Kim Bowes on the Economic Lives of Rome's Ninety Percent artwork

Kim Bowes on the Economic Lives of Rome's Ninety Percent

Conversations with Tyler

April 15, 2026

Kim Bowes is an archaeologist at the University of Pennsylvania whose book, Surviving Rome: The Economic Lives of the Ninety Percent, Tyler calls perhaps his favorite economics book of 2025.
Speakers: Tyler Cowen, Kim Bowes
**Tyler Cowen** (0:04)
Conversations with Tyler is produced by the Mercatus Center at George Mason University, bridging the gap between academic ideas and real world problems. Learn more at mercatus.org. For a full transcript of every conversation enhanced with helpful links, visit conversationswithtyler.com.
Hello everyone and welcome back to Conversations with Tyler.
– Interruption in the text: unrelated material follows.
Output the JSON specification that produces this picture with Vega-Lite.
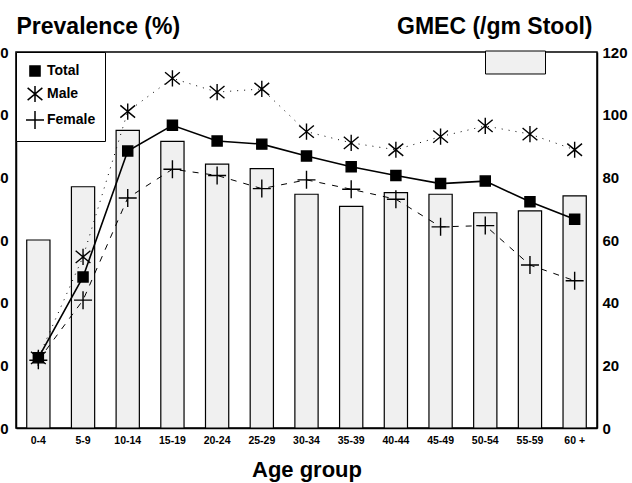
{
  "$schema": "https://vega.github.io/schema/vega-lite/v6.json",
  "width": 581,
  "height": 376,
  "autosize": {"type": "none"},
  "padding": {"left": 16, "top": 52, "right": 35, "bottom": 55},
  "background": "white",
  "datasets": {
    "bars": [
      {"age": "0-4", "gmec": 60},
      {"age": "5-9", "gmec": 77},
      {"age": "10-14", "gmec": 95},
      {"age": "15-19", "gmec": 91.5},
      {"age": "20-24", "gmec": 84.2},
      {"age": "25-29", "gmec": 82.8},
      {"age": "30-34", "gmec": 74.6},
      {"age": "35-39", "gmec": 70.7},
      {"age": "40-44", "gmec": 75.1},
      {"age": "45-49", "gmec": 74.6},
      {"age": "50-54", "gmec": 68.7},
      {"age": "55-59", "gmec": 69.3},
      {"age": "60 +", "gmec": 74.1}
    ],
    "lines": [
      {"age": "0-4", "series": "Total", "prev": 11.2},
      {"age": "5-9", "series": "Total", "prev": 24.1},
      {"age": "10-14", "series": "Total", "prev": 44.2},
      {"age": "15-19", "series": "Total", "prev": 48.3},
      {"age": "20-24", "series": "Total", "prev": 45.8},
      {"age": "25-29", "series": "Total", "prev": 45.3},
      {"age": "30-34", "series": "Total", "prev": 43.4},
      {"age": "35-39", "series": "Total", "prev": 41.7},
      {"age": "40-44", "series": "Total", "prev": 40.3},
      {"age": "45-49", "series": "Total", "prev": 39.0},
      {"age": "50-54", "series": "Total", "prev": 39.4},
      {"age": "55-59", "series": "Total", "prev": 36.1},
      {"age": "60 +", "series": "Total", "prev": 33.3},
      {"age": "0-4", "series": "Male", "prev": 11.2},
      {"age": "5-9", "series": "Male", "prev": 27.3},
      {"age": "10-14", "series": "Male", "prev": 50.5},
      {"age": "15-19", "series": "Male", "prev": 55.8},
      {"age": "20-24", "series": "Male", "prev": 53.6},
      {"age": "25-29", "series": "Male", "prev": 54.1},
      {"age": "30-34", "series": "Male", "prev": 47.3},
      {"age": "35-39", "series": "Male", "prev": 45.5},
      {"age": "40-44", "series": "Male", "prev": 44.4},
      {"age": "45-49", "series": "Male", "prev": 46.5},
      {"age": "50-54", "series": "Male", "prev": 48.2},
      {"age": "55-59", "series": "Male", "prev": 46.9},
      {"age": "60 +", "series": "Male", "prev": 44.4},
      {"age": "0-4", "series": "Female", "prev": 10.8},
      {"age": "5-9", "series": "Female", "prev": 20.4},
      {"age": "10-14", "series": "Female", "prev": 36.7},
      {"age": "15-19", "series": "Female", "prev": 41.3},
      {"age": "20-24", "series": "Female", "prev": 40.3},
      {"age": "25-29", "series": "Female", "prev": 38.2},
      {"age": "30-34", "series": "Female", "prev": 39.6},
      {"age": "35-39", "series": "Female", "prev": 38.1},
      {"age": "40-44", "series": "Female", "prev": 36.5},
      {"age": "45-49", "series": "Female", "prev": 32.1},
      {"age": "50-54", "series": "Female", "prev": 32.3},
      {"age": "55-59", "series": "Female", "prev": 26.0},
      {"age": "60 +", "series": "Female", "prev": 23.5}
    ]
  },
  "encoding": {
    "x": {
      "field": "age",
      "type": "nominal",
      "sort": ["0-4","5-9","10-14","15-19","20-24","25-29","30-34","35-39","40-44","45-49","50-54","55-59","60 +"],
      "scale": {"paddingInner": 0.48, "paddingOuter": 0.24},
      "axis": {
        "title": "Age group",
        "labelAngle": 0,
        "labelFontSize": 10.5,
        "labelFontWeight": "bold",
        "labelPadding": 7,
        "titleFontSize": 22,
        "titleFontWeight": "bold",
        "titlePadding": 14,
        "domainWidth": 1.5
      }
    }
  },
  "layer": [
    {
      "data": {"name": "bars"},
      "mark": {"type": "bar", "stroke": "black", "strokeWidth": 1.2},
      "encoding": {
        "y": {
          "field": "gmec",
          "type": "quantitative",
          "scale": {"domain": [0, 120]},
          "axis": {
            "orient": "right",
            "values": [0, 20, 40, 60, 80, 100, 120],
            "title": "GMEC (/gm Stool)",
            "titleAngle": 0,
            "titleAlign": "right",
            "titleBaseline": "alphabetic",
            "titleX": -5,
            "titleY": -19,
            "titleFontSize": 23,
            "titleFontWeight": "bold",
            "labelFontSize": 15,
            "labelFontWeight": "bold",
            "labelPadding": 5,
            "domainWidth": 1.5
          }
        },
        "fill": {
          "datum": "GMEC",
          "scale": {"range": ["#f0f0f0"]},
          "legend": {
            "orient": "none",
            "legendX": 469,
            "legendY": -20,
            "title": null,
            "padding": 0,
            "labelExpr": "''",
            "labelFontSize": 1,
            "symbolType": "M-1,-0.383H1V0.383H-1Z",
            "symbolSize": 3600,
            "symbolStrokeColor": "black",
            "symbolStrokeWidth": 1,
            "symbolFillColor": "#f0f0f0"
          }
        }
      }
    },
    {
      "data": {"name": "lines"},
      "layer": [
        {
          "transform": [{"filter": "datum.series === 'Total'"}],
          "mark": {"type": "line", "color": "black", "strokeWidth": 1.6},
          "encoding": {"y": {"field": "prev", "type": "quantitative"}}
        },
        {
          "transform": [{"filter": "datum.series === 'Male'"}],
          "mark": {"type": "line", "color": "black", "strokeWidth": 1, "strokeDash": [1, 6]},
          "encoding": {"y": {"field": "prev", "type": "quantitative"}}
        },
        {
          "transform": [{"filter": "datum.series === 'Female'"}],
          "mark": {"type": "line", "color": "black", "strokeWidth": 1, "strokeDash": [6, 7]},
          "encoding": {"y": {"field": "prev", "type": "quantitative"}}
        },
        {
          "mark": {"type": "point", "filled": true, "color": "black", "stroke": "black", "strokeWidth": 1.4, "opacity": 1, "size": 324},
          "encoding": {
            "y": {"field": "prev", "type": "quantitative"},
            "shape": {
              "field": "series",
              "type": "nominal",
              "scale": {
                "domain": ["Total", "Male", "Female"],
                "range": ["M-0.56,-0.56H0.56V0.56H-0.56Z", "M0,-0.9V0.9M-0.82,-0.68L0.82,0.68M-0.82,0.68L0.82,-0.68", "M-1,0H1M0,-1V1"]
              },
              "legend": {
                "orient": "none",
                "legendX": 0,
                "legendY": 0,
                "title": null,
                "strokeColor": "black",
                "fillColor": "white",
                "padding": 9,
                "rowPadding": 2,
                "labelFontSize": 14,
                "labelFontWeight": "bold",
                "labelOffset": 2,
                "symbolSize": 324,
                "labelExpr": "datum.label + ' '",
                "encode": {
                  "symbols": {
                    "update": {
                      "stroke": {"value": "black"},
                      "strokeWidth": {"value": 1.4},
                      "fill": {"value": "black"},
                      "opacity": {"value": 1}
                    }
                  }
                }
              }
            }
          }
        }
      ],
      "encoding": {
        "y": {
          "field": "prev",
          "type": "quantitative",
          "scale": {"domain": [0, 60]},
          "axis": {
            "orient": "left",
            "values": [0, 10, 20, 30, 40, 50, 60],
            "title": "Prevalence (%)",
            "titleAngle": 0,
            "titleAlign": "left",
            "titleBaseline": "alphabetic",
            "titleX": 0,
            "titleY": -19,
            "titleFontSize": 23,
            "titleFontWeight": "bold",
            "labelFontSize": 15,
            "labelFontWeight": "bold",
            "labelPadding": 8,
            "domainWidth": 1.5
          }
        }
      }
    }
  ],
  "resolve": {"scale": {"y": "independent"}},
  "config": {
    "font": "Liberation Sans",
    "view": {"stroke": "black", "strokeWidth": 1.5},
    "axis": {"grid": false, "ticks": false, "domainColor": "black", "labelColor": "black", "titleColor": "black"}
  }
}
Today I am here chatting with Kim Bowes. She is an archaeologist at the University of Pennsylvania, and she has a new book out called Surviving Rome, The Economic Lives of the Ninety Percent. It has perhaps been my favorite economics book of the last year, though I think to the rest of the world it is more of a history book and an archaeology book. Kim is also extremely well published in the history of Christianity, religious spaces, Christian spaces, what homes were like, what rooms were like in the Roman Empire, and much more. Kim, welcome.

**Kim Bowes** (1:05)
Thanks, Tyler. It's great to be here.

**Tyler Cowen** (1:07)
I have many, many questions. Let's start with houses. If I were back in time and I visited a Roman elite house, what is it you think I or say you would find most surprising?

**Kim Bowes** (1:18)
I think you would find surprising the extraordinary amount of color and decoration that surrounds you. I mean, every single surface of that house would have been covered in some sort of decoration in ways I think we would have found garish. We would be astounded by how kitschy those houses were to our modern eye.

**Tyler Cowen** (1:38)
The kitschy spaces, how were they treated? So say there were mosaic floors. Is it like, oh no, you can't walk on this, it's beautiful? Or people, the dogs would just trample on it? How was it?

**Kim Bowes** (1:50)
Yeah, I think that's another thing that might surprise us, right? We would see that decoration as somehow being special and fenced off because that's the way we manage decoration in our own spaces, but not in that world. Because everything is sort of encrusted with some sort of decoration, everything is used in ways that I think would really surprise us too.

**Tyler Cowen** (2:09)
Reminds me of my house, in fact. Now, could you do business in these homes? You'd have a few people come by, there'd be a room.

**Kim Bowes** (2:15)
That's what they're built for. They're built for business. I think that's another thing that would surprise us most about this world is the idea of going off to work is entirely a, you know, probably a 19th century idea. And prior to that, for all of human history, work was in the space of the home. And the Roman house, particularly the Roman elite house, is a machine for the production of social status. And that status meant a space to do deals, to meet your clients, to show off things that we would never dream of showing off, right?
Members of our family, the most intimate aspects of our daily lives, all of that is literally built into the fabric of a Roman house.

**Tyler Cowen** (2:58)
And you just walk to your boss's house. There's no GPS. Are there even addresses?

**Kim Bowes** (3:03)
Are there even addresses? Now, that's a great question.

**Tyler Cowen** (3:06)
Because how do people find...

**Kim Bowes** (3:06)
Not in the way that we seem to use them, no.

**Tyler Cowen** (3:09)
So it's like latter 20th century Tokyo. You just have to get there somehow.

**Kim Bowes** (3:14)
You just have to get there somehow. And you know what people use? They use other humans, right? That's how you navigate your way around an ancient city is you ask people. And of course, ancient cities are a lot smaller than our own cities. So the chances are moving around in a city, you know people. Rome is the largest city potentially on the planet at the time, at a million people. And most Roman cities, right, are probably two, three thousand people.
Nothing for us more than a large village. So you find your way around by by using other humans.

**Tyler Cowen** (3:44)
So here's a very crude, you know, real estate influenced question. There's a home for five people. How many bathrooms does it have?

**Kim Bowes** (3:51)
Haha, probably none.

**Tyler Cowen** (3:53)
None. So what do you do for, you know?

**Kim Bowes** (3:56)
So pots. Romans are great users of of pots for that sort of activity. Of course, there are public latrines that you could go out and use. But even those are not present in an awful lot of cities as far as we can tell.
And, you know, of course, they called these public latrines after the Roman emperor who started to charge for using them. If you can imagine naming public latrines after any of our American presidents.